[1010]. Heights. Whether slopes are easy or steep; whether good defensive positions are offered; whether plateau is wide or narrow; whether passages are easy or difficult; whether the ground is broken or smooth, wooded or clear.
Suggestions for Patrols Employed in Executing Demolition
(Destruction or blocking of bridges, railroads, etc.)
[1011]. Patrols never execute any demolition unless specifically ordered to do so. Demolition may be of two different characters: Temporary demolition, such as cutting telegraph wires in but a few places or merely burning the flooring of bridges, removing a few rails from a track, etc., and permanent demolition, such as cutting down an entire telegraph line, completely destroying bridges, blowing in tunnels, etc. Only temporary demolition will be dealt with in this book.
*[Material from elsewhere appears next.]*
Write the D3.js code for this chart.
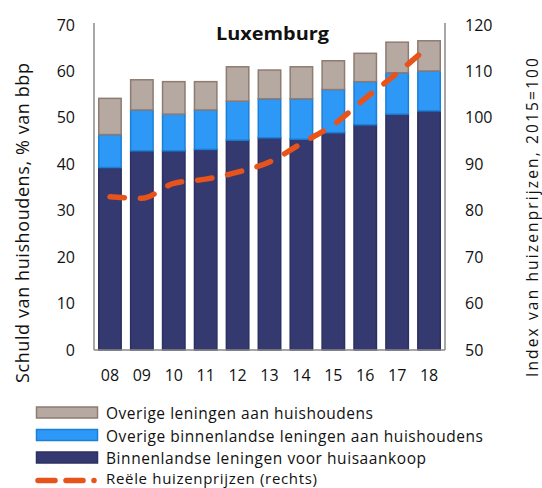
<!DOCTYPE html>
<html>
<head>
<meta charset="utf-8">
<script src="https://cdn.jsdelivr.net/npm/d3@7"></script>
<style>
  html, body { margin: 0; padding: 0; background: #fff; }
  svg text { font-family: "Open Sans", Lato, sans-serif; fill: #111; }
</style>
</head>
<body>
<svg id="chart" width="542" height="488"></svg>
<script>
// Household debt in Luxembourg (% of GDP) and real house price index (2015=100)
const years = ["08", "09", "10", "11", "12", "13", "14", "15", "16", "17", "18"];
const housePurchase = [39.3, 42.9, 42.9, 43.2, 45.2, 45.7, 45.4, 46.8, 48.5, 50.8, 51.5];
const otherDomestic = [7.1, 8.8, 7.9, 8.5, 8.4, 8.4, 8.7, 9.3, 9.3, 8.9, 8.6];
const otherLoans = [7.8, 6.5, 7.0, 6.1, 7.4, 6.2, 6.9, 6.2, 6.1, 6.6, 6.5];
const housePrices = [83.0, 82.7, 85.9, 86.8, 88.3, 90.5, 94.5, 98.5, 104.2, 109.6, 115.5];
const leftTicks = [0, 10, 20, 30, 40, 50, 60, 70];
const rightTicks = [50, 60, 70, 80, 90, 100, 110, 120];

const seriesNames = [
  "Binnenlandse leningen voor huisaankoop",
  "Overige binnenlandse leningen aan huishoudens",
  "Overige leningen aan huishoudens"
];
const seriesValues = [housePurchase, otherDomestic, otherLoans];
const fills = ["#343a70", "#2e98f6", "#b6a9a1"];
const strokes = ["#2b3060", "#1c7fd6", "#8e7b72"];
const lineColor = "#e8521b";

const svg = d3.select("#chart");
const plotLeft = 94, plotRight = 445, plotTop = 25, plotBottom = 350;
const tickFont = "'Open Sans', Lato, sans-serif";

const x = d3.scaleBand().domain(years).range([plotLeft, plotRight]).paddingInner(0.25).paddingOuter(0.125);
const yL = d3.scaleLinear().domain([0, 70]).range([plotBottom, plotTop]);
const yR = d3.scaleLinear().domain([50, 120]).range([plotBottom, plotTop]);

// stacked bars
const rows = years.map((yr, i) => {
  const r = { year: yr };
  seriesValues.forEach((s, k) => r["s" + k] = s[i]);
  return r;
});
const stack = d3.stack().keys(["s0", "s1", "s2"])(rows);

svg.append("g").selectAll("g").data(stack).join("g")
  .attr("fill", (d, i) => fills[i])
  .attr("stroke", (d, i) => strokes[i])
  .attr("stroke-width", 1.5)
  .selectAll("rect").data(d => d).join("rect")
  .attr("x", d => x(d.data.year) + 0.75)
  .attr("width", x.bandwidth() - 1.5)
  .attr("y", d => yL(d[1]))
  .attr("height", d => yL(d[0]) - yL(d[1]));

// axis lines
const axisColor = "#8a8a8a";
svg.append("line").attr("x1", plotLeft).attr("x2", plotLeft).attr("y1", plotTop - 2).attr("y2", plotBottom)
  .attr("stroke", axisColor).attr("stroke-width", 1.5);
svg.append("line").attr("x1", plotRight).attr("x2", plotRight).attr("y1", plotTop - 2).attr("y2", plotBottom)
  .attr("stroke", axisColor).attr("stroke-width", 1.5);
svg.append("line").attr("x1", plotLeft).attr("x2", plotRight).attr("y1", plotBottom).attr("y2", plotBottom)
  .attr("stroke", axisColor).attr("stroke-width", 1.5);

// left axis labels
const gl = svg.append("g").attr("transform", `translate(${plotLeft},0)`)
  .call(d3.axisLeft(yL).tickValues(leftTicks).tickSize(0).tickPadding(19));
gl.select(".domain").remove();
gl.selectAll("text").attr("font-size", 16).attr("font-family", tickFont).attr("fill", "#111");

// right axis labels
const gr = svg.append("g").attr("transform", `translate(${plotRight},0)`)
  .call(d3.axisRight(yR).tickValues(rightTicks).tickSize(0).tickPadding(20));
gr.select(".domain").remove();
gr.selectAll("text").attr("font-size", 16).attr("font-family", tickFont).attr("fill", "#111");

// bottom axis labels
const gb = svg.append("g").attr("transform", `translate(0,${plotBottom})`)
  .call(d3.axisBottom(x).tickSize(0).tickPadding(20));
gb.select(".domain").remove();
gb.selectAll("text").attr("font-size", 16).attr("font-family", tickFont).attr("fill", "#111");

// house price line
const line = d3.line()
  .x((d, i) => x(years[i]) + x.bandwidth() / 2)
  .y(d => yR(d))
  .curve(d3.curveMonotoneX);
svg.append("path").datum(housePrices)
  .attr("d", line)
  .attr("fill", "none")
  .attr("stroke", lineColor)
  .attr("stroke-width", 5.5)
  .attr("stroke-linecap", "round")
  .attr("stroke-dasharray", "14.5 16");

// title
svg.append("text").attr("x", 216).attr("y", 40)
  .attr("font-size", 18).attr("font-weight", "bold")
  .attr("textLength", 113).attr("lengthAdjust", "spacingAndGlyphs").text("Luxemburg");

// axis titles
svg.append("text").attr("transform", "translate(29,383) rotate(-90)")
  .attr("font-family", "'Liberation Sans', Arial, sans-serif").attr("font-size", 18)
  .attr("textLength", 320).attr("lengthAdjust", "spacing")
  .text("Schuld van huishoudens, % van bbp");
svg.append("text").attr("transform", "translate(538,377) rotate(-90)")
  .attr("font-size", 15.5)
  .attr("textLength", 319).attr("lengthAdjust", "spacing")
  .text("Index van huizenprijzen, 2015=100");

// legend
const legend = svg.append("g");
const legendItems = [
  { label: seriesNames[2], k: 2, w: 267 },
  { label: seriesNames[1], k: 1, w: 377 },
  { label: seriesNames[0], k: 0, w: 320 }
];
legendItems.forEach((it, i) => {
  const yy = 407 + i * 22.5;
  legend.append("rect").attr("x", 36.5).attr("y", yy).attr("width", 61).attr("height", 11)
    .attr("fill", fills[it.k]).attr("stroke", strokes[it.k]).attr("stroke-width", 1.5);
  legend.append("text").attr("x", 106).attr("y", yy + 12).attr("font-size", 15.5)
    .attr("textLength", it.w).attr("lengthAdjust", "spacing").text(it.label);
});
const ly = 480.5;
legend.append("line").attr("x1", 38).attr("x2", 96).attr("y1", ly).attr("y2", ly)
  .attr("stroke", lineColor).attr("stroke-width", 5.5).attr("stroke-linecap", "round")
  .attr("stroke-dasharray", "17 11 17 11 0 30");
legend.append("text").attr("x", 106).attr("y", 483.5).attr("font-size", 15)
  .attr("textLength", 211).attr("lengthAdjust", "spacing").text("Reële huizenprijzen (rechts)");
</script>
</body>
</html>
[1012]. Telegraph Line. To temporarily disable telegraph lines, connect up different wires close to the glass insulators, wrap a wire around all the wires and bury its ends in the ground (this grounds or short circuits the wire), or cut all the wires in one or two places.
[1013]. Railroads. To temporarily disable railroads remove the fish plates (the plates that join the rails together at the ends) at each end of a short section of track, preferably upon an embankment, then have as many men as available raise the track on one side until the ties stand on end and turn the section of track so that it will fall down the embankment; or, cut out rails by a charge of dynamite or gun cotton placed against the web and covered up with mud or damp clay. Eight to twelve ounces of explosive is sufficient. Or blow in the sides of deep cuts or blow down embankments. Bridges, culverts, tunnels, etc., are never destroyed except on a written order of the commander-in-chief.
[1014]. Wagon Road. (a) Bridges can be rendered temporarily useless by removing the flooring, or, in the case of steel bridges, by burning the flooring (if obtainable, pour tar or kerosene on flooring), particularly if there is not time to remove it.
Short culverts may sometimes be blown in.
A hastily constructed barricade across a bridge or in a cut of trees, wagons, etc, may be sufficient in some cases where only the temporary check of hostile cavalry or artillery is desired.